The source is here. I had no idea about most of this. I always enjoyed his writing and thought he was a fantastic part of the team. Shame he had to leave so soon.
 
Oct 27, 2017
42,700
The truth is that the armor was a decision imposed on me. The concept artists decided to put a hole in the geth. Then, in a moment of whimsy, they spackled a bit Shep's armor over it. Someone who got paid a lot more money than me decided that was really cool and insisted on the hole and the N7 armor. So I said, okay, Legion gets taken down when you meet it, so it can get the hole then, and weld on a piece of Shep's armor when it reactivates to represent its integration with Normandy's crew (when integrating aboard a new geth ship, it would swap memories and runtimes, not physical hardware).
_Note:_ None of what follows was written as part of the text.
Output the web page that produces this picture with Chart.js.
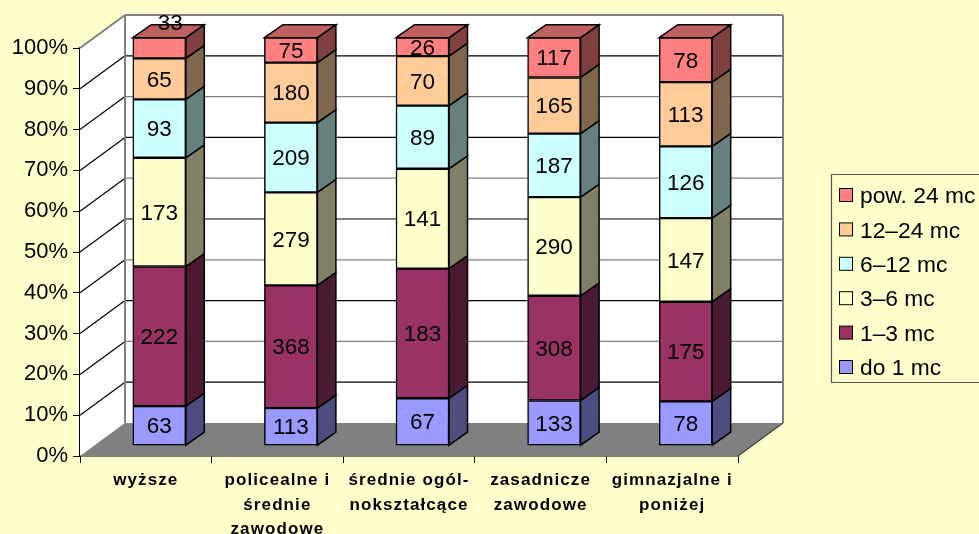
<!DOCTYPE html>
<html>
<head>
<meta charset="utf-8">
<title>Wykres</title>
<script src="https://cdn.jsdelivr.net/npm/chart.js@4/dist/chart.umd.min.js"></script>
<style>
  html, body { margin: 0; padding: 0; background: #FFFFCC; overflow: hidden; }
  canvas { display: block; }
</style>
</head>
<body>
<canvas id="wykres" width="979" height="534"></canvas>
<script>
// dane (liczby osób)
const categories = ['wyższe', ['policealne i', 'średnie', 'zawodowe'], ['średnie ogól-', 'nokształcące'], ['zasadnicze', 'zawodowe'], ['gimnazjalne i', 'poniżej']];
const seriesNames = ['do 1 mc', '1–3 mc', '3–6 mc', '6–12 mc', '12–24 mc', 'pow. 24 mc'];
const do1 = [63, 113, 67, 133, 78];
const od1do3 = [222, 368, 183, 308, 175];
const od3do6 = [173, 279, 141, 290, 147];
const od6do12 = [93, 209, 89, 187, 126];
const od12do24 = [65, 180, 70, 165, 113];
const pow24 = [33, 75, 26, 117, 78];
const seriesColors = ['#9999FF', '#993366', '#FFFFCC', '#CCFFFF', '#FFCC99', '#FF8080'];

const allSeries = [do1, od1do3, od3do6, od6do12, od12do24, pow24];
const totals = categories.map((c, i) => allSeries.reduce((s, a) => s + a[i], 0));

// przesunięcia "3D"
const DEPTH_X = 45, DEPTH_Y = -33;   // głębokość podłogi
const BAR_X = 13.5, BAR_Y = -10.3;   // przód słupka względem osi
const SIDE_X = 18.5, SIDE_Y = -13;   // głębokość słupka

function shade(hex, k) {
  const n = parseInt(hex.slice(1), 16);
  const r = Math.round((n >> 16 & 255) * k), g = Math.round((n >> 8 & 255) * k), b = Math.round((n & 255) * k);
  return `rgb(${r},${g},${b})`;
}

function poly(ctx, pts, fill, stroke, lw) {
  ctx.beginPath();
  pts.forEach((p, i) => i ? ctx.lineTo(p[0], p[1]) : ctx.moveTo(p[0], p[1]));
  ctx.closePath();
  if (fill) { ctx.fillStyle = fill; ctx.fill(); }
  if (stroke) { ctx.strokeStyle = stroke; ctx.lineWidth = lw; ctx.stroke(); }
}

const scena3d = {
  id: 'scena3d',
  // podpisy osi x są w oryginale rozstrzelone
  beforeDraw(chart) {
    const x = chart.scales.x;
    if (x._spaced) return;
    const orig = x.drawLabels;
    x.drawLabels = function(area) {
      chart.ctx.letterSpacing = '1.1px';
      orig.call(this, area);
      chart.ctx.letterSpacing = '0px';
    };
    x._spaced = true;
  },
  // ściany, podłoga i linie siatki
  beforeDatasetsDraw(chart) {
    const { ctx, chartArea: a, scales: { y } } = chart;
    const L = a.left, R = a.right, B = a.bottom, T = a.top;
    ctx.save();
    poly(ctx, [[L, B], [L, T], [L + DEPTH_X, T + DEPTH_Y], [L + DEPTH_X, B + DEPTH_Y]], '#FFFFFF');
    poly(ctx, [[L + DEPTH_X, T + DEPTH_Y], [R + DEPTH_X, T + DEPTH_Y], [R + DEPTH_X, B + DEPTH_Y], [L + DEPTH_X, B + DEPTH_Y]], '#FFFFFF');
    poly(ctx, [[L, B], [L + DEPTH_X, B + DEPTH_Y], [R + DEPTH_X, B + DEPTH_Y], [R, B]], '#808080');
    y.ticks.forEach(t => {
      if (t.value === 0) return;
      const py = y.getPixelForValue(t.value);
      const top = t.value === 100;
      ctx.lineWidth = top ? 2 : 1.2;
      ctx.strokeStyle = top ? '#808080' : '#000000';
      ctx.beginPath();
      ctx.moveTo(L, py);
      ctx.lineTo(L + DEPTH_X, py + DEPTH_Y);
      ctx.stroke();
      ctx.strokeStyle = (t.value % 20 === 0) ? '#808080' : '#000000';
      ctx.beginPath();
      ctx.moveTo(L + DEPTH_X, py + DEPTH_Y);
      ctx.lineTo(R + DEPTH_X, py + DEPTH_Y);
      ctx.stroke();
    });
    // krawędzie ściany
    ctx.strokeStyle = '#808080';
    ctx.lineWidth = 2;
    ctx.beginPath();
    ctx.moveTo(L + DEPTH_X, B + DEPTH_Y);
    ctx.lineTo(L + DEPTH_X, T + DEPTH_Y);
    ctx.moveTo(R + DEPTH_X, T + DEPTH_Y);
    ctx.lineTo(R + DEPTH_X, B + DEPTH_Y);
    ctx.stroke();
    ctx.strokeStyle = '#404040';
    ctx.lineWidth = 1.2;
    ctx.beginPath();
    ctx.moveTo(R, B);
    ctx.lineTo(R + DEPTH_X, B + DEPTH_Y);
    ctx.stroke();

    // boki i wierzch słupków
    chart.data.datasets.forEach((ds, d) => {
      chart.getDatasetMeta(d).data.forEach(bar => {
        const x1 = bar.x + bar.width / 2 + BAR_X;
        const x0 = bar.x - bar.width / 2 + BAR_X;
        const yT = bar.y + BAR_Y, yB = bar.base + BAR_Y;
        poly(ctx, [[x1, yB], [x1, yT], [x1 + SIDE_X, yT + SIDE_Y], [x1 + SIDE_X, yB + SIDE_Y]], shade(seriesColors[d], 0.5), '#000000', 1.5);
        if (d === chart.data.datasets.length - 1) {
          poly(ctx, [[x0, yT], [x0 + SIDE_X, yT + SIDE_Y], [x1 + SIDE_X, yT + SIDE_Y], [x1, yT]], shade(seriesColors[d], 0.75), '#000000', 1.5);
        }
      });
    });
    ctx.restore();
    // słupki rysuje biblioteka, tylko przesunięte w głąb
    ctx.save();
    ctx.translate(BAR_X, BAR_Y);
  },
  afterDatasetsDraw(chart) {
    const { ctx } = chart;
    ctx.restore();
    ctx.save();
    // etykiety wartości
    ctx.font = '22.5px "Liberation Sans", Arial, sans-serif';
    ctx.fillStyle = '#000000';
    ctx.textAlign = 'center';
    ctx.textBaseline = 'middle';
    chart.data.datasets.forEach((ds, d) => {
      chart.getDatasetMeta(d).data.forEach((bar, i) => {
        let lx = bar.x + BAR_X, ly = (bar.y + bar.base) / 2 + BAR_Y + 1.5;
        // "33" nie mieści się w segmencie, leży nad słupkiem
        if (d === 5 && i === 0) { lx += 11; ly -= 26; }
        ctx.fillText(String(allSeries[d][i]), lx, ly);
      });
    });

    // legenda
    const lx = 831.5, ly = 174.5;
    ctx.strokeStyle = '#555555';
    ctx.lineWidth = 1.2;
    ctx.beginPath();
    ctx.moveTo(985, ly);
    ctx.lineTo(lx, ly);
    ctx.lineTo(lx, 382.5);
    ctx.lineTo(985, 382.5);
    ctx.stroke();
    ctx.textAlign = 'left';
    ctx.font = '22.8px "Liberation Sans", Arial, sans-serif';
    seriesNames.slice().reverse().forEach((name, k) => {
      const cy = 195 + k * 34.4;
      const col = seriesColors[seriesNames.length - 1 - k];
      ctx.fillStyle = col;
      ctx.fillRect(839.5, cy - 6.5, 13, 13);
      ctx.strokeStyle = '#000000';
      ctx.lineWidth = 1;
      ctx.strokeRect(839.5, cy - 6.5, 13, 13);
      ctx.fillStyle = '#000000';
      ctx.fillText(name, 860, cy + 2);
    });
    ctx.restore();
  }
};

new Chart(document.getElementById('wykres'), {
  type: 'bar',
  data: {
    labels: categories,
    datasets: seriesNames.map((name, d) => ({
      label: name,
      data: allSeries[d].map((v, i) => v / totals[i] * 100),
      backgroundColor: seriesColors[d],
      borderColor: '#000000',
      borderWidth: 1.5,
      borderSkipped: false,
      barThickness: 53,
      clip: false
    }))
  },
  plugins: [scena3d],
  options: {
    responsive: false,
    animation: false,
    layout: { padding: { top: 48, right: 241, bottom: 0, left: 0 } },
    plugins: { legend: { display: false }, tooltip: { enabled: false } },
    scales: {
      x: {
        stacked: true,
        afterFit(s) { s.height = 78; },
        grid: { drawOnChartArea: false, drawTicks: true, tickLength: 7, color: '#000000', offset: true },
        border: { color: '#000000', width: 1.5 },
        ticks: {
          color: '#000000', maxRotation: 0, autoSkip: false, padding: 5,
          font: { family: '"Liberation Sans", Arial, sans-serif', size: 17, weight: 'bold', lineHeight: 1.45 }
        }
      },
      y: {
        stacked: true,
        min: 0,
        max: 100,
        afterFit(s) { s.width = 80; },
        grid: { drawOnChartArea: false, drawTicks: true, tickLength: 7, color: '#000000' },
        border: { color: '#000000', width: 1.5 },
        ticks: {
          stepSize: 10, color: '#000000', padding: 5,
          font: { family: '"Liberation Sans", Arial, sans-serif', size: 22 },
          callback: v => v + '%'
        }
      }
    }
  }
});
</script>
</body>
</html>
But Higher Paid decided that it would be cooler if Legion were obsessed with Shepard, and stalking him. That didn't make any sense to me -- to be obsessed, you have to have emotions. The geth's whole schtick is -- to paraphrase Legion -- "We do not experience (emotions), but we understand how (they) affect you." All I could do was downplay the required "obsession" as much as I could.

Ugh. I wonder how many games have questionable writing because of higher ups imposing their ranking and terrible opinions against the wishes/pleas of the writers
 

anexanhume

Member
Oct 25, 2017
12,914
Maryland
He had some great posts about the logistics of mass effect fields and FTL travel too. I really enjoyed conversing with him on the old Bioware boards.